§ Challenge
Repeat every line of the listing below exactly, minus the pictures.

§ Provided material
** Start **
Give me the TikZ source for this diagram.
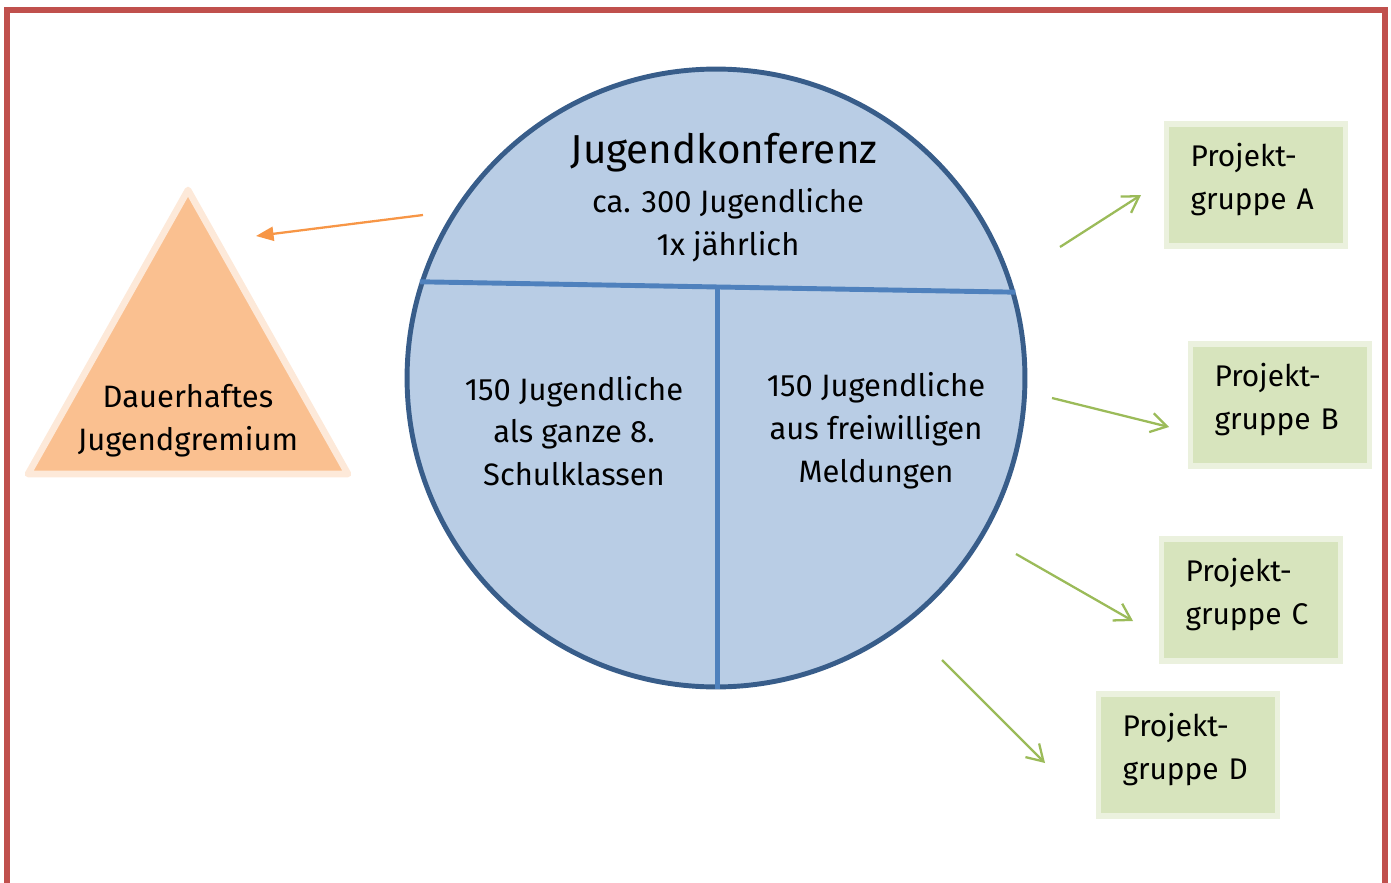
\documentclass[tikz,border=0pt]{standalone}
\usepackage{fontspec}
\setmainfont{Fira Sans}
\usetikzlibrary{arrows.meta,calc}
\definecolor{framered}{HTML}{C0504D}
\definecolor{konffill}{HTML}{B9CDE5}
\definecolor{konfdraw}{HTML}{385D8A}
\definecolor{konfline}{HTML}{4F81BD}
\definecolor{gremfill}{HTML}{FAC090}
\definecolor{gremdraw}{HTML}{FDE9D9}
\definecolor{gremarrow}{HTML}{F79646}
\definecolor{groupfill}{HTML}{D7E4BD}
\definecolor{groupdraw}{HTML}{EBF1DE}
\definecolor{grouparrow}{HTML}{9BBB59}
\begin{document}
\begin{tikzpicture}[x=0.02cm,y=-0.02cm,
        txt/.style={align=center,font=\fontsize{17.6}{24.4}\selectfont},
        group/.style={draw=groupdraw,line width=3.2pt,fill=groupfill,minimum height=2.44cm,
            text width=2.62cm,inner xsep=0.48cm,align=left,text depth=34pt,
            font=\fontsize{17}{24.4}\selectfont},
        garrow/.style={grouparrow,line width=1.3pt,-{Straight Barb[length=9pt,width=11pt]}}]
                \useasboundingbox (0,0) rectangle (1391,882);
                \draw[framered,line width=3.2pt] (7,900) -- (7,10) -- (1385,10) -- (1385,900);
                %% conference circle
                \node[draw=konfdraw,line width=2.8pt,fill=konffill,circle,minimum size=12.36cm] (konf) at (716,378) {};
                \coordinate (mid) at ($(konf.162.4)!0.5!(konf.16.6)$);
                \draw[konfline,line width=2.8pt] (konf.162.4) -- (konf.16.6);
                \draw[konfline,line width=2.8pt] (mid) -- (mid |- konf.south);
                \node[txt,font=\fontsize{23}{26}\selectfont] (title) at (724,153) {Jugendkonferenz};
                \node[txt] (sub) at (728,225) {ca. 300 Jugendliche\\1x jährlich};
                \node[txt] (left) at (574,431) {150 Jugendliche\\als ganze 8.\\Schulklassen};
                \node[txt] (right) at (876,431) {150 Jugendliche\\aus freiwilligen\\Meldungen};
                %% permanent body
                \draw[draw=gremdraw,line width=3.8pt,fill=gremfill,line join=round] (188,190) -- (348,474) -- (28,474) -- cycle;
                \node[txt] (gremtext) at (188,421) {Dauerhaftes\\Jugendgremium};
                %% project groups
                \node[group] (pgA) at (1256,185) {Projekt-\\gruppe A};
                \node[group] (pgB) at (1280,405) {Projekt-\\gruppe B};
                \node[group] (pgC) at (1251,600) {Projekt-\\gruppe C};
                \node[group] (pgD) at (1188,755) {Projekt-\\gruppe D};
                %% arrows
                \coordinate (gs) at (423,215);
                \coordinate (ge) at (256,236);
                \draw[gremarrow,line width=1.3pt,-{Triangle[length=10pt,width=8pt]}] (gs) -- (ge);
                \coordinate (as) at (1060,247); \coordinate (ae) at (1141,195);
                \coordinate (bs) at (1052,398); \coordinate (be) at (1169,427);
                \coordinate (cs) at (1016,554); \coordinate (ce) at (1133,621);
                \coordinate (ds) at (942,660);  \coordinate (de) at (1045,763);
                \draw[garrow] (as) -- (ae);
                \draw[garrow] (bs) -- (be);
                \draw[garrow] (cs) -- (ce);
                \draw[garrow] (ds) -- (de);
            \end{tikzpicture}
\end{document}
** End **
§ Answer to the exercise
Give me the TikZ source for this diagram.
\documentclass[tikz,border=0pt]{standalone}
\usepackage{fontspec}
\setmainfont{Fira Sans}
\usetikzlibrary{arrows.meta,calc}
\definecolor{framered}{HTML}{C0504D}
\definecolor{konffill}{HTML}{B9CDE5}
\definecolor{konfdraw}{HTML}{385D8A}
\definecolor{konfline}{HTML}{4F81BD}
\definecolor{gremfill}{HTML}{FAC090}
\definecolor{gremdraw}{HTML}{FDE9D9}
\definecolor{gremarrow}{HTML}{F79646}
\definecolor{groupfill}{HTML}{D7E4BD}
\definecolor{groupdraw}{HTML}{EBF1DE}
\definecolor{grouparrow}{HTML}{9BBB59}
\begin{document}
\begin{tikzpicture}[x=0.02cm,y=-0.02cm,
        txt/.style={align=center,font=\fontsize{17.6}{24.4}\selectfont},
        group/.style={draw=groupdraw,line width=3.2pt,fill=groupfill,minimum height=2.44cm,
            text width=2.62cm,inner xsep=0.48cm,align=left,text depth=34pt,
            font=\fontsize{17}{24.4}\selectfont},
        garrow/.style={grouparrow,line width=1.3pt,-{Straight Barb[length=9pt,width=11pt]}}]
                \useasboundingbox (0,0) rectangle (1391,882);
                \draw[framered,line width=3.2pt] (7,900) -- (7,10) -- (1385,10) -- (1385,900);
                %% conference circle
                \node[draw=konfdraw,line width=2.8pt,fill=konffill,circle,minimum size=12.36cm] (konf) at (716,378) {};
                \coordinate (mid) at ($(konf.162.4)!0.5!(konf.16.6)$);
                \draw[konfline,line width=2.8pt] (konf.162.4) -- (konf.16.6);
                \draw[konfline,line width=2.8pt] (mid) -- (mid |- konf.south);
                \node[txt,font=\fontsize{23}{26}\selectfont] (title) at (724,153) {Jugendkonferenz};
                \node[txt] (sub) at (728,225) {ca. 300 Jugendliche\\1x jährlich};
                \node[txt] (left) at (574,431) {150 Jugendliche\\als ganze 8.\\Schulklassen};
                \node[txt] (right) at (876,431) {150 Jugendliche\\aus freiwilligen\\Meldungen};
                %% permanent body
                \draw[draw=gremdraw,line width=3.8pt,fill=gremfill,line join=round] (188,190) -- (348,474) -- (28,474) -- cycle;
                \node[txt] (gremtext) at (188,421) {Dauerhaftes\\Jugendgremium};
                %% project groups
                \node[group] (pgA) at (1256,185) {Projekt-\\gruppe A};
                \node[group] (pgB) at (1280,405) {Projekt-\\gruppe B};
                \node[group] (pgC) at (1251,600) {Projekt-\\gruppe C};
                \node[group] (pgD) at (1188,755) {Projekt-\\gruppe D};
                %% arrows
                \coordinate (gs) at (423,215);
                \coordinate (ge) at (256,236);
                \draw[gremarrow,line width=1.3pt,-{Triangle[length=10pt,width=8pt]}] (gs) -- (ge);
                \coordinate (as) at (1060,247); \coordinate (ae) at (1141,195);
                \coordinate (bs) at (1052,398); \coordinate (be) at (1169,427);
                \coordinate (cs) at (1016,554); \coordinate (ce) at (1133,621);
                \coordinate (ds) at (942,660);  \coordinate (de) at (1045,763);
                \draw[garrow] (as) -- (ae);
                \draw[garrow] (bs) -- (be);
                \draw[garrow] (cs) -- (ce);
                \draw[garrow] (ds) -- (de);
            \end{tikzpicture}
\end{document}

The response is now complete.